This blurry smear that could easily double as a vaseline-covered photo of mold on a petri dish is our best view of Pluto.
And this was taken after the Hubble telescope's image correction missions.
New Horizons has been floating through the cold void of outer space for 2001 days as of this writing. Actually, as of the writing of this very sentence, it has been up there for 2001 days, 55 minutes and 3 seconds since it was launched. It's one of the fastest spacecraft ever to leave the planet, reaching about 10 miles a second after launch. In layman's terms, that's going really goddamn fast. It is going even faster now after a quick and dirty fling with Jupiter that left it speeding out of the solar system at over 50,000 MPH to avoid paying child support. New Horizons ain't payin' for no baby-mama drama!
"One of these days Alice... Bang! Zoom! To da moon dwarf planet Pluto!"
You can find out exactly how long it has been up there by going here: New Horizons official mission page.

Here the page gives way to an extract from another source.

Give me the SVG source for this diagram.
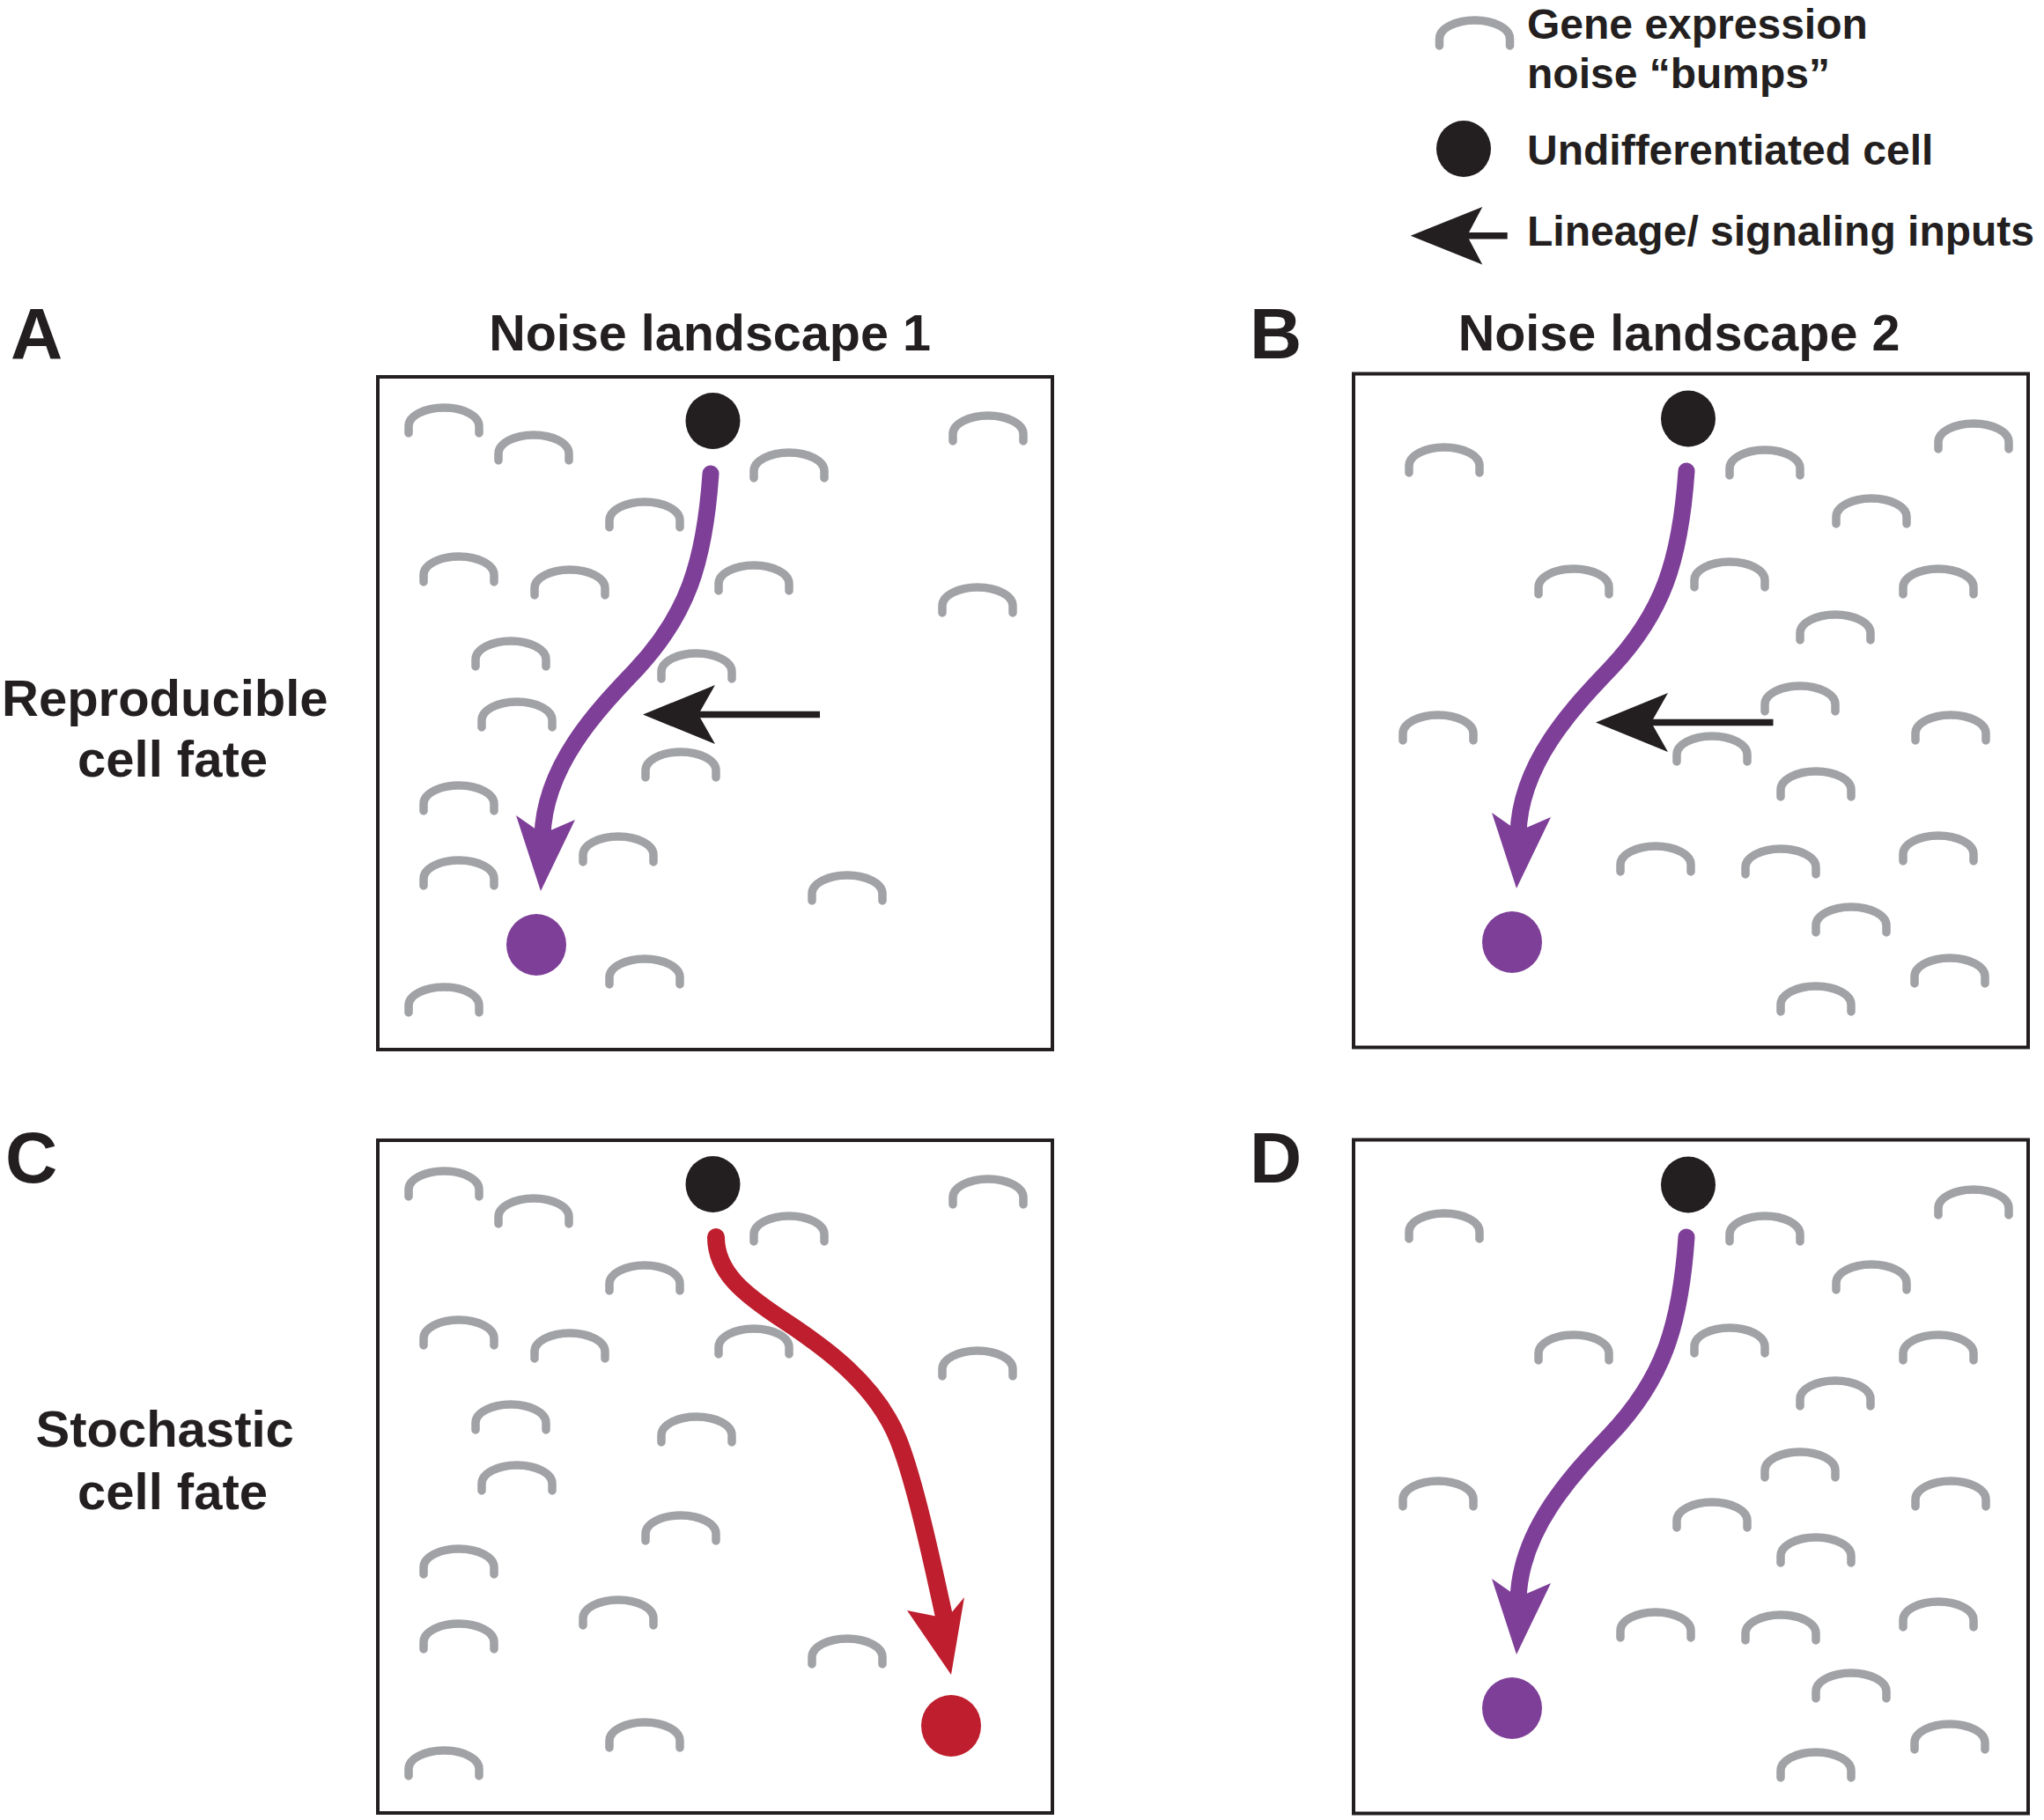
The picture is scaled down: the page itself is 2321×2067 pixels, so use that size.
<svg xmlns="http://www.w3.org/2000/svg" xmlns:xlink="http://www.w3.org/1999/xlink" width="2321" height="2067" viewBox="0 0 2321 2067">
<style>
.t{font-family:"Liberation Sans",Arial,Helvetica,sans-serif;font-weight:bold;fill:#231f20}
.lbl{font-size:82px}
.ttl{font-size:57.5px;text-anchor:middle}
.side{font-size:58px}
.leg{font-size:48px}
.box{fill:none;stroke:#231f20;stroke-width:4}
.bump{fill:none;stroke:#a0a2a5;stroke-width:9.5;stroke-linecap:round}
.cell{fill:#231f20}
.pur{fill:#7e3f98}
.red{fill:#be1e2d}
.pp{fill:none;stroke:#7e3f98;stroke-width:19;stroke-linecap:round}
.rp{fill:none;stroke:#be1e2d;stroke-width:20;stroke-linecap:round}
.head{stroke:none}
.blk{fill:#231f20;stroke:none}
.shaft{stroke:#231f20;stroke-width:7.5;fill:none}
</style>
<defs>
<path id="bump" d="M-40,29 V21 A40,21 0 0 1 40,21 V29"/>
<g id="bumps1" class="bump">
<use xlink:href="#bump" x="504" y="463"/>
<use xlink:href="#bump" x="606" y="494"/>
<use xlink:href="#bump" x="896" y="514"/>
<use xlink:href="#bump" x="1122" y="472"/>
<use xlink:href="#bump" x="732" y="570"/>
<use xlink:href="#bump" x="521" y="632"/>
<use xlink:href="#bump" x="647" y="647"/>
<use xlink:href="#bump" x="856" y="642"/>
<use xlink:href="#bump" x="1110" y="667"/>
<use xlink:href="#bump" x="580" y="728"/>
<use xlink:href="#bump" x="791" y="742"/>
<use xlink:href="#bump" x="587" y="797"/>
<use xlink:href="#bump" x="773" y="854"/>
<use xlink:href="#bump" x="521" y="892"/>
<use xlink:href="#bump" x="702" y="950"/>
<use xlink:href="#bump" x="521" y="977"/>
<use xlink:href="#bump" x="962" y="994"/>
<use xlink:href="#bump" x="732" y="1089"/>
<use xlink:href="#bump" x="504" y="1121"/>
</g>
<g id="bumps2" class="bump">
<use xlink:href="#bump" x="1640" y="508"/>
<use xlink:href="#bump" x="2004" y="511"/>
<use xlink:href="#bump" x="2241" y="481"/>
<use xlink:href="#bump" x="2125" y="566"/>
<use xlink:href="#bump" x="1787" y="646"/>
<use xlink:href="#bump" x="1964" y="638"/>
<use xlink:href="#bump" x="2201" y="646"/>
<use xlink:href="#bump" x="2084" y="698"/>
<use xlink:href="#bump" x="2044" y="779"/>
<use xlink:href="#bump" x="1633" y="812"/>
<use xlink:href="#bump" x="2215" y="812"/>
<use xlink:href="#bump" x="1944" y="836"/>
<use xlink:href="#bump" x="2062" y="876"/>
<use xlink:href="#bump" x="1880" y="961"/>
<use xlink:href="#bump" x="2022" y="964"/>
<use xlink:href="#bump" x="2201" y="949"/>
<use xlink:href="#bump" x="2102" y="1030"/>
<use xlink:href="#bump" x="2214" y="1088"/>
<use xlink:href="#bump" x="2062" y="1120"/>
</g>
</defs>
<rect width="2321" height="2067" fill="#ffffff"/>

<g id="legend">
<use xlink:href="#bump" x="1674.5" y="23" class="bump"/>
<ellipse class="cell" cx="1662" cy="169" rx="31" ry="32"/>
<polygon class="blk" points="1601.7,267.7 1683.3,235 1666,267.7 1683.3,300.5"/>
<line class="shaft" x1="1664" y1="267.7" x2="1711.7" y2="267.7"/>
<text class="t leg" x="1734" y="43.5">Gene expression</text>
<text class="t leg" x="1734" y="100">noise “bumps”</text>
<text class="t leg" x="1734" y="186.7">Undifferentiated cell</text>
<text class="t leg" x="1734" y="279.3">Lineage/ signaling inputs</text>
</g>

<g id="labels">
<text class="t lbl" x="12" y="407">A</text>
<text class="t lbl" x="1419" y="407">B</text>
<text class="t lbl" x="6" y="1343">C</text>
<text class="t lbl" x="1419" y="1343">D</text>
<text class="t ttl" x="806" y="398">Noise landscape 1</text>
<text class="t ttl" x="1906.5" y="398">Noise landscape 2</text>
<text class="t side" x="2" y="813">Reproducible</text>
<text class="t side" x="88" y="882">cell fate</text>
<text class="t side" x="40.5" y="1643">Stochastic</text>
<text class="t side" x="88" y="1714">cell fate</text>
</g>

<g id="panelA">
<rect class="box" x="429" y="428" width="766" height="764"/>
<use xlink:href="#bumps1"/>
<ellipse id="A-start" class="cell" cx="809.5" cy="478" rx="31" ry="32"/>
<ellipse id="A-end" class="pur" cx="609" cy="1073" rx="34" ry="35"/>
</g>

<g id="panelB">
<rect class="box" x="1537" y="424.5" width="766" height="765"/>
<use xlink:href="#bumps2"/>
<ellipse id="B-start" class="cell" cx="1917" cy="475.5" rx="31" ry="32"/>
<ellipse id="B-end" class="pur" cx="1717" cy="1070" rx="34" ry="35"/>
</g>

<g id="panelC">
<rect class="box" x="429" y="1295" width="766" height="764"/>
<use xlink:href="#bumps1" transform="translate(0,867)"/>
<ellipse id="C-start" class="cell" cx="809.5" cy="1345" rx="31" ry="32"/>
<ellipse id="C-end" class="red" cx="1080" cy="1960" rx="34" ry="35"/>
</g>

<g id="panelD">
<rect class="box" x="1537" y="1294.5" width="766" height="765"/>
<use xlink:href="#bumps2" transform="translate(0,870)"/>
<ellipse id="D-start" class="cell" cx="1917" cy="1345.5" rx="31" ry="32"/>
<ellipse id="D-end" class="pur" cx="1717" cy="1940" rx="34" ry="35"/>
</g>

<g id="connectors">
<path class="pp" d="M807,538 C800,640 780,700 720,763 C678,807 618,870 616,950"/>
<polygon class="pur head" points="614,1012 586,926 616,947 653,931"/>
<polygon class="blk" points="730,811.5 812,778 793,811.5 812,845"/>
<line class="shaft" x1="790" y1="811.5" x2="931" y2="811.5"/>

<path class="pp" d="M1915,535 C1908,637 1888,697 1828,760 C1786,804 1726,867 1724,947"/>
<polygon class="pur head" points="1722,1009 1694,923 1724,944 1761,928"/>
<polygon class="blk" points="1812,820.5 1894,787 1875,820.5 1894,854"/>
<line class="shaft" x1="1872" y1="820.5" x2="2013.5" y2="820.5"/>

<path class="rp" d="M813,1405 C813,1445 845,1470 889,1499 C935,1529 995,1572 1020,1635 C1040,1685 1062,1790 1074,1845"/>
<polygon class="red head" points="1080,1902 1030,1829 1075,1838 1095,1814"/>

<path class="pp" d="M1915,1405 C1908,1507 1888,1567 1828,1630 C1786,1674 1726,1737 1724,1817"/>
<polygon class="pur head" points="1722,1879 1694,1793 1724,1814 1761,1798"/>
</g>
</svg>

The plucky little space traveler is equipped with a bevy of scientific instruments with cute names like Alice and PEPSSI. It uses the warm, inviting decay of delicious plutonium (which may have been processed from uranium mined in Hell's Cow Patty) to produce heat and in turn electricity to power itself as it sails far away from the radiative effects of the sun's rays. The plutonium is stored in a rod configuration inside the long black finned cylinder jutting out from the right side of the spacecraft.
I am personally very excited about this mission, because there really aren't too many objects in our solar system that we need to fill in the scientific blanks of. We've already got a satellite named DAWN set to study the largest objects in the asteroid belt, Vesta and Ceres, and it has already begun sending valuable data back to Earth. We have tons of different probes orbiting the sun, moon, Mars, Venus, Mercury, and Saturn. NASA is going to launch a probe later this year to orbit Jupiter's poles. There were probes that flew by Uranus and Neptune, and out into the realm of interstellar space. After flying by Pluto, New Horizons is set to target objects in the distant Kuiper belt. Even with our best space-based telescopes, objects in the Kuiper belt look like faint specks of light in the distance. New Horizons should change all that. It will make its closest flyby of Pluto in approximately 4 years from now, in July of 2015.
We are this close to finally knowing what the majority of our solar system's backyard looks like, after eons of gazing out at it through our little Earth-house. It might be a long time until we get a chance to leave our backyard, but we've already taken a few tentative steps in that direction. Soon we might be able to find a nice house down the street to move into. Who knows?